Barcelona secuestrada

La huelga de taxis de Barcelona y, sobre todo, la obstrucción al tráfico rodado de las Rondas, el bloqueo de la Gran Via y el Passeig de Gràcia y, por tanto, del tráfico, la circulación de vehículos y la movilidad en la urbe, está produciendo un enorme perjuicio a la ciudad y a sus ciudadanos, que se añade a las huelgas del personal de algunas compañías aéreas y de Renfe. Si añadimos la amenaza de los taxistas de aliarse con camioneros y cerrar los accesos al puerto y aeropuerto y la frontera con Francia, tendremos una tormenta perfecta sobre la ciudad condal.

En estos momentos Barcelona, los barceloneses y la economía catalana, y en cierta medida la española, son rehenes de un colectivo que, aunque tiene razón en una gran parte de sus reivindicaciones, está actuando con una desmesura absoluta y con un componente de amenaza chulesca más propio de organizaciones mafiosas que de corporaciones democráticas.

Especialmente grave e inaceptable es la violencia desatada contra vehículos VTC, incluyendo agresiones físicas a conductores e, incluso, pasajeros. Y muy grave es que las condenas por parte de los líderes y organizaciones de los taxistas han sido tibias y más formales que verdaderas y el hecho de que las agresiones continúan.

Pero lo peor de todo es la absoluta incapacidad de las administraciones para impedir el gravísimo perjuicio que de una manera injusta e ilegal se está infringiendo a los ciudadanos, barceloneses, visitantes y turistas. El derecho de huelga está regulado por ley y las de los servicios públicos, y el taxi lo es, llevan aparejados unos servicios mínimos. Los taxistas de Barcelona están haciendo una huelga salvaje que no debería ser consentida, como tampoco es aceptable el bloqueo de aeropuertos, carreteras y vías urbanas.

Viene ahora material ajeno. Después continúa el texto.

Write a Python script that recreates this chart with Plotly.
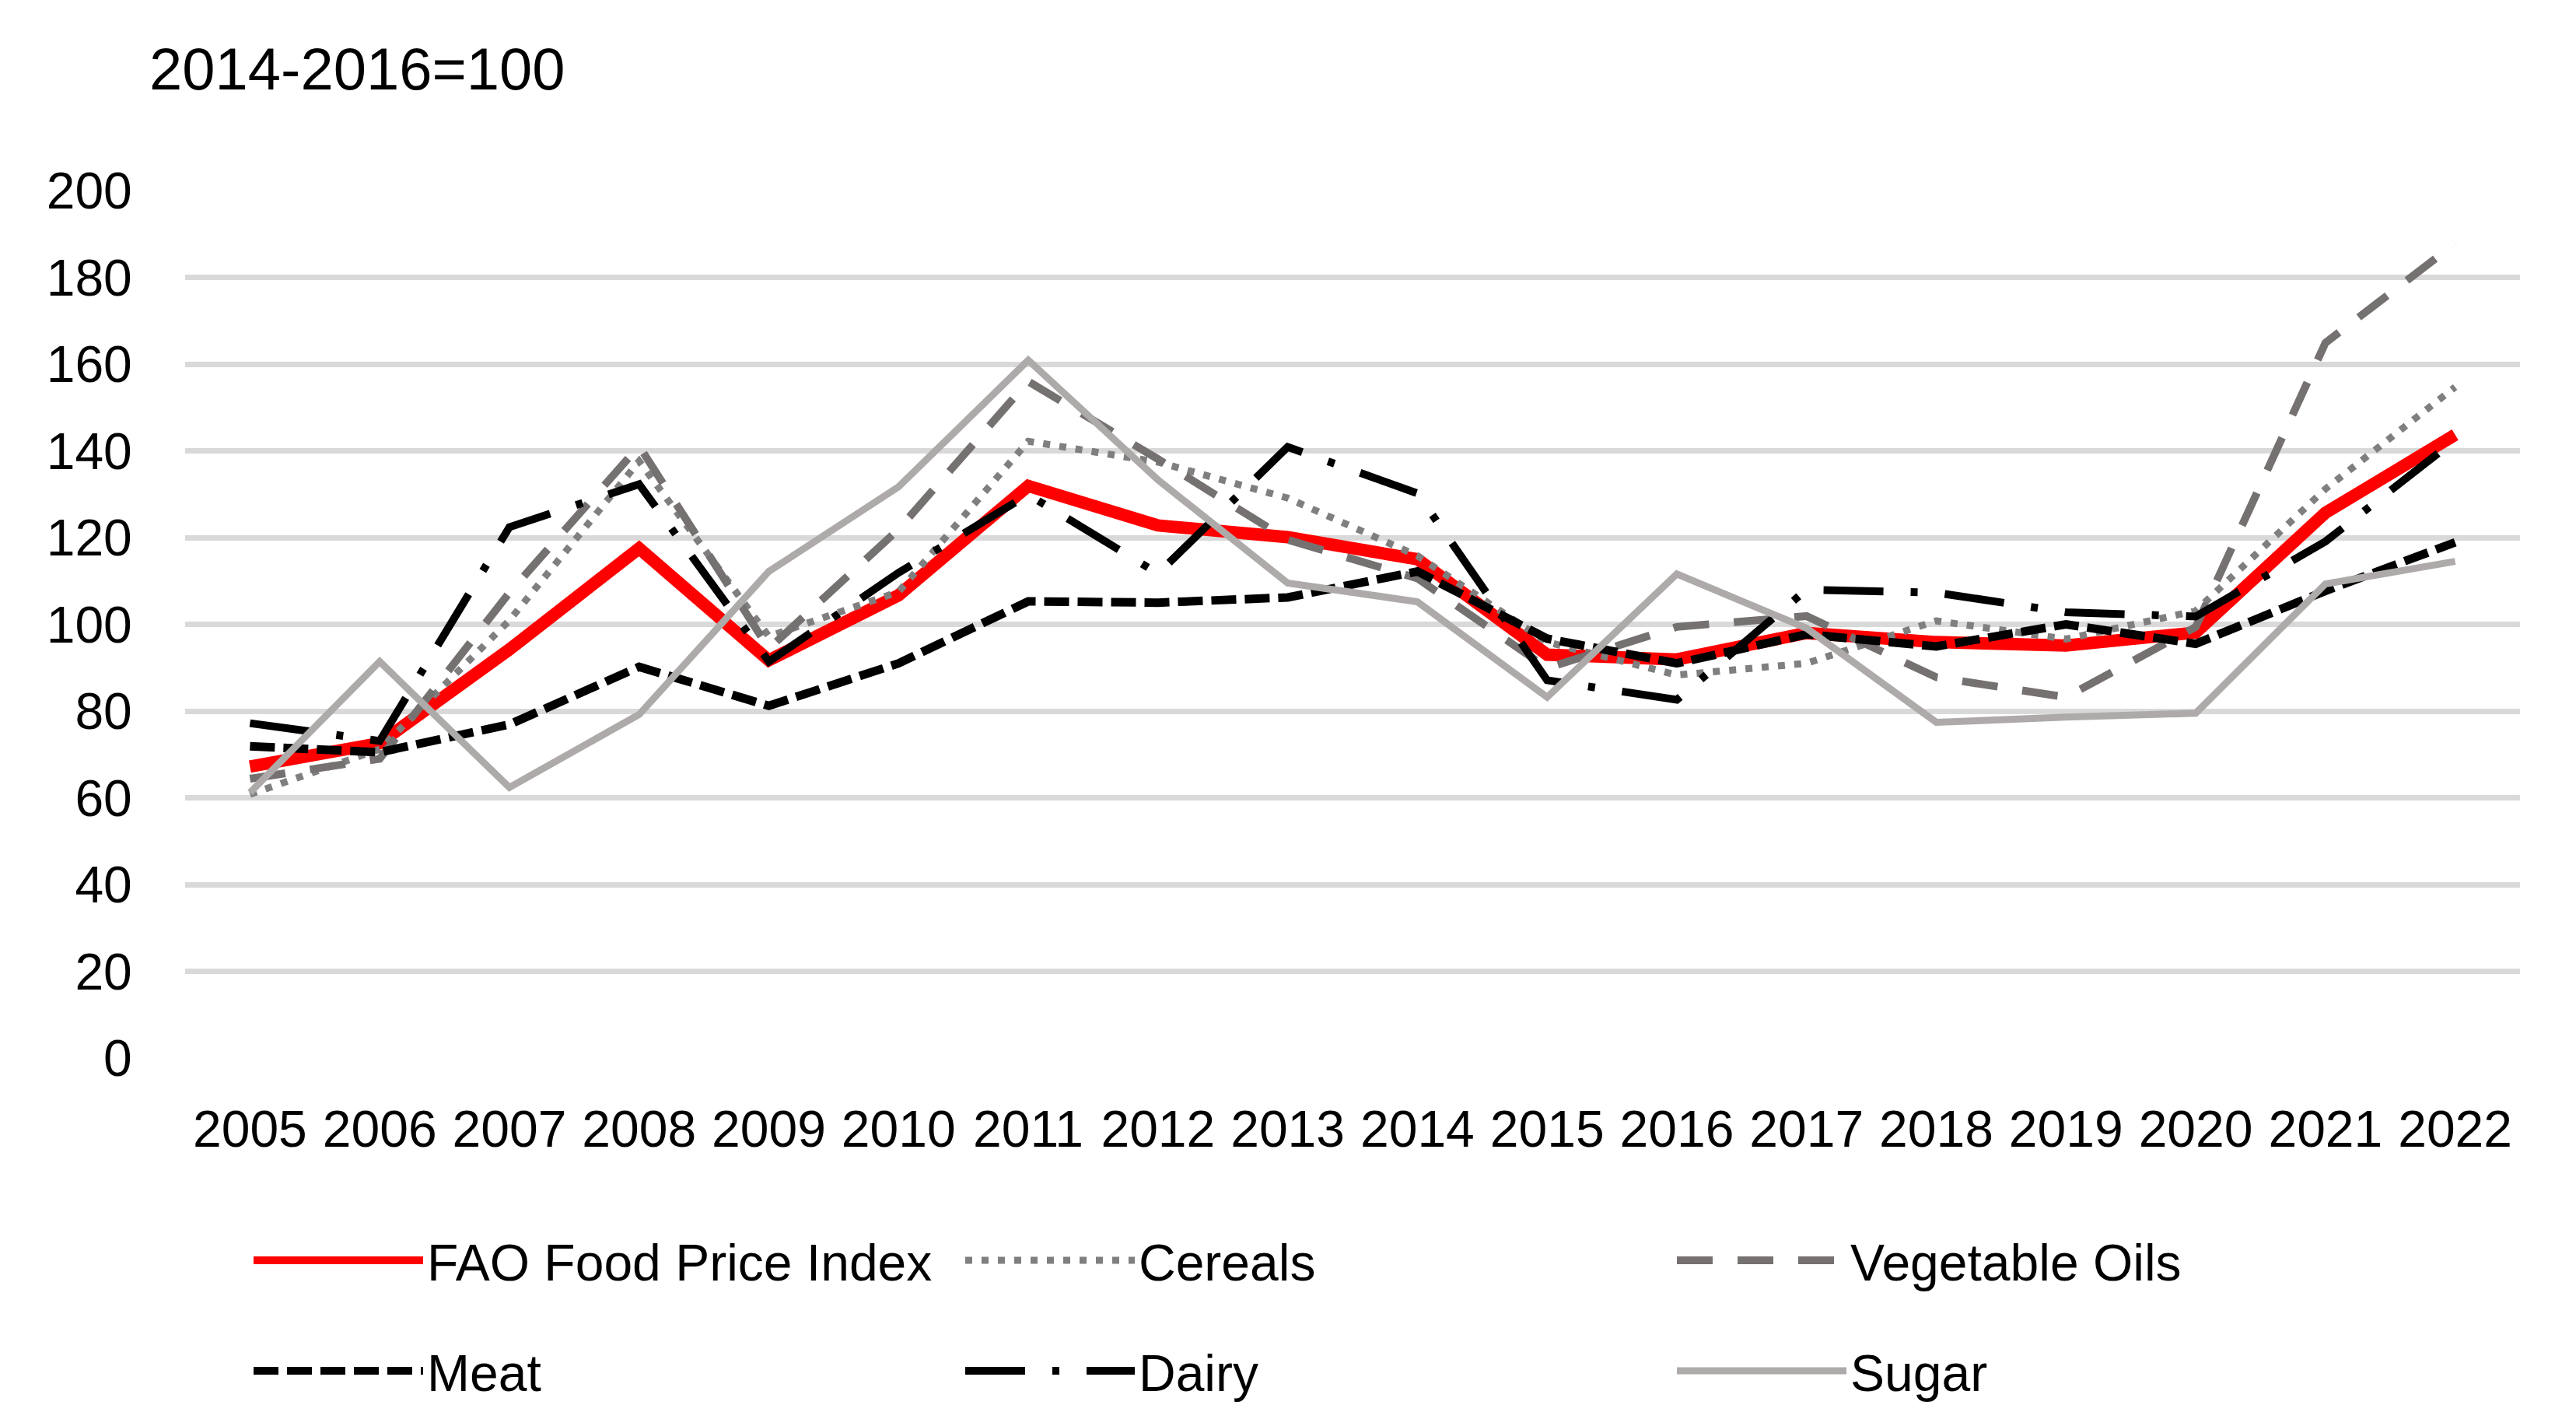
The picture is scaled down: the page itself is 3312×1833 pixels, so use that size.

Es llamativa, y desmoralizante, la inactividad, la desidia, de todos los gobiernos, central, autonómico y municipal. Nadie ha sido capaz de prever ni impedir el desaguisado y nadie parece estar dispuesto a hacer lo necesario para detener el abuso.

La fiscalía, que tanta diligencia pone últimamente en perseguir supuestos delitos de odio por parte de independentistas, no parece que esté empeñada en el rápido esclarecimiento de las agresiones de estos días, ni en la detención de los culpables.

Especialmente repugnante es la actitud de la alcaldesa Ada Colau, una auténtica especialista en derivar responsabilidades hacia otras administraciones y rehuir las propias. Intente usted aparcar un vehículo en mitad del cruce de Gran Via con Passeig de Gràcia a mediodía de un día cualquiera y comprobará la rapidez con la que aparecerá la policía municipal, que le multará y, si no se lleva el coche, la grúa municipal lo hará por usted y tendrá que pagar el servicio. Barcelona tiene varios miles de policías municipales que, se supone, están para servir y proteger a los ciudadanos y velar por la convivencia, no solo para poner multas de tráfico, que es a lo que suelen dedicarse con fruición.

Y la delegada del gobierno central es la máxima responsable del orden público y no parece que haya sido, ni esté siendo, muy diligente en su preservación.

No dudo de que los taxistas tienen motivos y razones para quejarse e incluso para llegar a la huelga, pero no tienen derecho a paralizar una ciudad y a tomar como rehenes a sus habitantes y, mucho menos, a agredir a personas que están desempeñando su trabajo o a sus pasajeros.